◆ **Set exercise**: The data below should be restated word for word, with every picture omitted.

***** Dataset section *****

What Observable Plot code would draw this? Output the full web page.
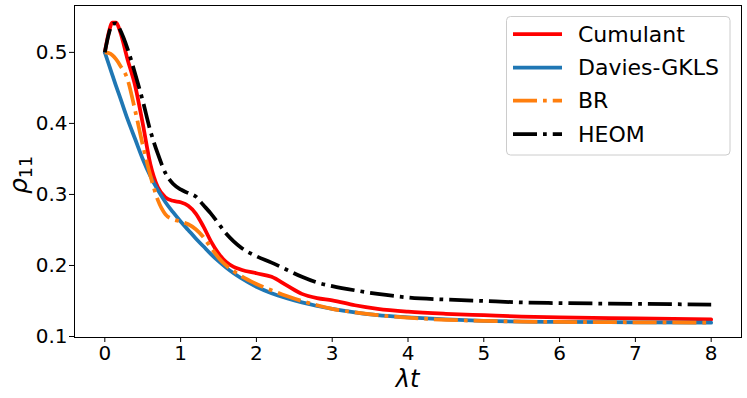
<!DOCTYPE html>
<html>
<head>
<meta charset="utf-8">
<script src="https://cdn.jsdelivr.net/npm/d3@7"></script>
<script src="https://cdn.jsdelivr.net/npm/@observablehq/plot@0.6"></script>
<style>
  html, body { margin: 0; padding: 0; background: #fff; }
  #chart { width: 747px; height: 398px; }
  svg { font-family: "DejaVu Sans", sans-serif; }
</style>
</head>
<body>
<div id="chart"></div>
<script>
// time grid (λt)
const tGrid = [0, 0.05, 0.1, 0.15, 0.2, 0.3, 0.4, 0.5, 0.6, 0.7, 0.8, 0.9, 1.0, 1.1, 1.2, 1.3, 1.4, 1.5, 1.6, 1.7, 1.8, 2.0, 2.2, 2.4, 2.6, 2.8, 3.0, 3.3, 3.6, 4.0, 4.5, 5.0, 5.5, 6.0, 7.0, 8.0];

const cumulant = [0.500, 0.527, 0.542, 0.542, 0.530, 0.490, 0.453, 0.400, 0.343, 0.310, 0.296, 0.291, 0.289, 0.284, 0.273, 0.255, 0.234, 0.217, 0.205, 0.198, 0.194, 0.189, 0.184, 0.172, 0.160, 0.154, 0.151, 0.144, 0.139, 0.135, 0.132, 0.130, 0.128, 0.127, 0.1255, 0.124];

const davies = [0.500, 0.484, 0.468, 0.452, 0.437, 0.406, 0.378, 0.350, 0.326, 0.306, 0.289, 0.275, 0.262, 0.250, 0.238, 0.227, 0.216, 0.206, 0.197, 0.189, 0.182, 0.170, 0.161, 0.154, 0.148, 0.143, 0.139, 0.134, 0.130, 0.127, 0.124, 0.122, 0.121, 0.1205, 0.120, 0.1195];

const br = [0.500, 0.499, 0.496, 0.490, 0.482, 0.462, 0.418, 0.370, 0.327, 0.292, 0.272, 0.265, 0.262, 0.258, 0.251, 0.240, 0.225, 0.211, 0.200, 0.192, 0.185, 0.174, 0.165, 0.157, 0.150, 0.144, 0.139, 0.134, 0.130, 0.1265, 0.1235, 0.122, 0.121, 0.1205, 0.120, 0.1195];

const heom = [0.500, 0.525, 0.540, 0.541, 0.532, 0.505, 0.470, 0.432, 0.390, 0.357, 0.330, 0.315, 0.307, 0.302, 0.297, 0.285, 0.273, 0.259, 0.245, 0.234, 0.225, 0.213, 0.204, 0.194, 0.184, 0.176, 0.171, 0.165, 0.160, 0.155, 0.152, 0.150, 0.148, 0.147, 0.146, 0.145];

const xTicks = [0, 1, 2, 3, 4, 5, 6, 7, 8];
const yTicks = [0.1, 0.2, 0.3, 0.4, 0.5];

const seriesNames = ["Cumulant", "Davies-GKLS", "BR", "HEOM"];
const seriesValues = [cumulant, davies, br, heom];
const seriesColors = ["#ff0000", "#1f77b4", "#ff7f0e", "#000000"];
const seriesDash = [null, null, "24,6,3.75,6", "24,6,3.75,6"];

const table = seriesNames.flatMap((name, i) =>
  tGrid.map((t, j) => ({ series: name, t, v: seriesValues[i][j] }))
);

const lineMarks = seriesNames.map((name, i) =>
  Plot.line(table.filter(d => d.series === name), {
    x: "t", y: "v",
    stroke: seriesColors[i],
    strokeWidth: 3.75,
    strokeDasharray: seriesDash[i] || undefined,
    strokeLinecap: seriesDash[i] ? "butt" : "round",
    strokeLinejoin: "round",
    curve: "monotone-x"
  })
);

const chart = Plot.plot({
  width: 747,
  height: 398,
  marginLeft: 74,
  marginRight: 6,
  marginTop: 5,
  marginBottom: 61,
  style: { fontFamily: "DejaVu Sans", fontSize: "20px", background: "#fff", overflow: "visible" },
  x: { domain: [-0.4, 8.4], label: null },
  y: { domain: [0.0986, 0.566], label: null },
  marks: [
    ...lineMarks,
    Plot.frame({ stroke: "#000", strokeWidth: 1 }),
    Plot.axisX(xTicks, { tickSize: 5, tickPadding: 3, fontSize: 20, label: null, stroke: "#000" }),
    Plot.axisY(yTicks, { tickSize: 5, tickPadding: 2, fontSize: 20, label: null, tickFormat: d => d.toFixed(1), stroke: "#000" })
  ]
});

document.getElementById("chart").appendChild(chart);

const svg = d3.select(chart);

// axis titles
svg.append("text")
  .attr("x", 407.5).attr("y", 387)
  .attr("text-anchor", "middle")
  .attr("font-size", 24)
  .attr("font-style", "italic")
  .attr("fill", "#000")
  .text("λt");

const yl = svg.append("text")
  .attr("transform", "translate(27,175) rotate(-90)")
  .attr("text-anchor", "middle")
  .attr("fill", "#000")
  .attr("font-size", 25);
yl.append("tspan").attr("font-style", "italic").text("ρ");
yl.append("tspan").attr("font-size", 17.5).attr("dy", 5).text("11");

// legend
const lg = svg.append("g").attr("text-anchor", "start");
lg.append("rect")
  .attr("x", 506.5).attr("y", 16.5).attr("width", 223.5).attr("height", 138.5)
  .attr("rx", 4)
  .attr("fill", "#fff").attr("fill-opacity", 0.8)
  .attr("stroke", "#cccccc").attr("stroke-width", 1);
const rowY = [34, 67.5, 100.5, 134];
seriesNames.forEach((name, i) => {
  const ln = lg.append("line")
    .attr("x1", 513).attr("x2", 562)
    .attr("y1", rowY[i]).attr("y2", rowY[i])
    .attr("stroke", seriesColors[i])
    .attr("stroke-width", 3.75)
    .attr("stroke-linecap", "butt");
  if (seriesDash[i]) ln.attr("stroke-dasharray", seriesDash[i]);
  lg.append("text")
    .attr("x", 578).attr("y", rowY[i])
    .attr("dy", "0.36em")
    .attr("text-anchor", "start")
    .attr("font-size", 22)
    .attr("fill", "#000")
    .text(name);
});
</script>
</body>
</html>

*****

◆ **In response**:
What Observable Plot code would draw this? Output the full web page.
<!DOCTYPE html>
<html>
<head>
<meta charset="utf-8">
<script src="https://cdn.jsdelivr.net/npm/d3@7"></script>
<script src="https://cdn.jsdelivr.net/npm/@observablehq/plot@0.6"></script>
<style>
  html, body { margin: 0; padding: 0; background: #fff; }
  #chart { width: 747px; height: 398px; }
  svg { font-family: "DejaVu Sans", sans-serif; }
</style>
</head>
<body>
<div id="chart"></div>
<script>
// time grid (λt)
const tGrid = [0, 0.05, 0.1, 0.15, 0.2, 0.3, 0.4, 0.5, 0.6, 0.7, 0.8, 0.9, 1.0, 1.1, 1.2, 1.3, 1.4, 1.5, 1.6, 1.7, 1.8, 2.0, 2.2, 2.4, 2.6, 2.8, 3.0, 3.3, 3.6, 4.0, 4.5, 5.0, 5.5, 6.0, 7.0, 8.0];

const cumulant = [0.500, 0.527, 0.542, 0.542, 0.530, 0.490, 0.453, 0.400, 0.343, 0.310, 0.296, 0.291, 0.289, 0.284, 0.273, 0.255, 0.234, 0.217, 0.205, 0.198, 0.194, 0.189, 0.184, 0.172, 0.160, 0.154, 0.151, 0.144, 0.139, 0.135, 0.132, 0.130, 0.128, 0.127, 0.1255, 0.124];

const davies = [0.500, 0.484, 0.468, 0.452, 0.437, 0.406, 0.378, 0.350, 0.326, 0.306, 0.289, 0.275, 0.262, 0.250, 0.238, 0.227, 0.216, 0.206, 0.197, 0.189, 0.182, 0.170, 0.161, 0.154, 0.148, 0.143, 0.139, 0.134, 0.130, 0.127, 0.124, 0.122, 0.121, 0.1205, 0.120, 0.1195];

const br = [0.500, 0.499, 0.496, 0.490, 0.482, 0.462, 0.418, 0.370, 0.327, 0.292, 0.272, 0.265, 0.262, 0.258, 0.251, 0.240, 0.225, 0.211, 0.200, 0.192, 0.185, 0.174, 0.165, 0.157, 0.150, 0.144, 0.139, 0.134, 0.130, 0.1265, 0.1235, 0.122, 0.121, 0.1205, 0.120, 0.1195];

const heom = [0.500, 0.525, 0.540, 0.541, 0.532, 0.505, 0.470, 0.432, 0.390, 0.357, 0.330, 0.315, 0.307, 0.302, 0.297, 0.285, 0.273, 0.259, 0.245, 0.234, 0.225, 0.213, 0.204, 0.194, 0.184, 0.176, 0.171, 0.165, 0.160, 0.155, 0.152, 0.150, 0.148, 0.147, 0.146, 0.145];

const xTicks = [0, 1, 2, 3, 4, 5, 6, 7, 8];
const yTicks = [0.1, 0.2, 0.3, 0.4, 0.5];

const seriesNames = ["Cumulant", "Davies-GKLS", "BR", "HEOM"];
const seriesValues = [cumulant, davies, br, heom];
const seriesColors = ["#ff0000", "#1f77b4", "#ff7f0e", "#000000"];
const seriesDash = [null, null, "24,6,3.75,6", "24,6,3.75,6"];

const table = seriesNames.flatMap((name, i) =>
  tGrid.map((t, j) => ({ series: name, t, v: seriesValues[i][j] }))
);

const lineMarks = seriesNames.map((name, i) =>
  Plot.line(table.filter(d => d.series === name), {
    x: "t", y: "v",
    stroke: seriesColors[i],
    strokeWidth: 3.75,
    strokeDasharray: seriesDash[i] || undefined,
    strokeLinecap: seriesDash[i] ? "butt" : "round",
    strokeLinejoin: "round",
    curve: "monotone-x"
  })
);

const chart = Plot.plot({
  width: 747,
  height: 398,
  marginLeft: 74,
  marginRight: 6,
  marginTop: 5,
  marginBottom: 61,
  style: { fontFamily: "DejaVu Sans", fontSize: "20px", background: "#fff", overflow: "visible" },
  x: { domain: [-0.4, 8.4], label: null },
  y: { domain: [0.0986, 0.566], label: null },
  marks: [
    ...lineMarks,
    Plot.frame({ stroke: "#000", strokeWidth: 1 }),
    Plot.axisX(xTicks, { tickSize: 5, tickPadding: 3, fontSize: 20, label: null, stroke: "#000" }),
    Plot.axisY(yTicks, { tickSize: 5, tickPadding: 2, fontSize: 20, label: null, tickFormat: d => d.toFixed(1), stroke: "#000" })
  ]
});

document.getElementById("chart").appendChild(chart);

const svg = d3.select(chart);

// axis titles
svg.append("text")
  .attr("x", 407.5).attr("y", 387)
  .attr("text-anchor", "middle")
  .attr("font-size", 24)
  .attr("font-style", "italic")
  .attr("fill", "#000")
  .text("λt");

const yl = svg.append("text")
  .attr("transform", "translate(27,175) rotate(-90)")
  .attr("text-anchor", "middle")
  .attr("fill", "#000")
  .attr("font-size", 25);
yl.append("tspan").attr("font-style", "italic").text("ρ");
yl.append("tspan").attr("font-size", 17.5).attr("dy", 5).text("11");

// legend
const lg = svg.append("g").attr("text-anchor", "start");
lg.append("rect")
  .attr("x", 506.5).attr("y", 16.5).attr("width", 223.5).attr("height", 138.5)
  .attr("rx", 4)
  .attr("fill", "#fff").attr("fill-opacity", 0.8)
  .attr("stroke", "#cccccc").attr("stroke-width", 1);
const rowY = [34, 67.5, 100.5, 134];
seriesNames.forEach((name, i) => {
  const ln = lg.append("line")
    .attr("x1", 513).attr("x2", 562)
    .attr("y1", rowY[i]).attr("y2", rowY[i])
    .attr("stroke", seriesColors[i])
    .attr("stroke-width", 3.75)
    .attr("stroke-linecap", "butt");
  if (seriesDash[i]) ln.attr("stroke-dasharray", seriesDash[i]);
  lg.append("text")
    .attr("x", 578).attr("y", rowY[i])
    .attr("dy", "0.36em")
    .attr("text-anchor", "start")
    .attr("font-size", 22)
    .attr("fill", "#000")
    .text(name);
});
</script>
</body>
</html>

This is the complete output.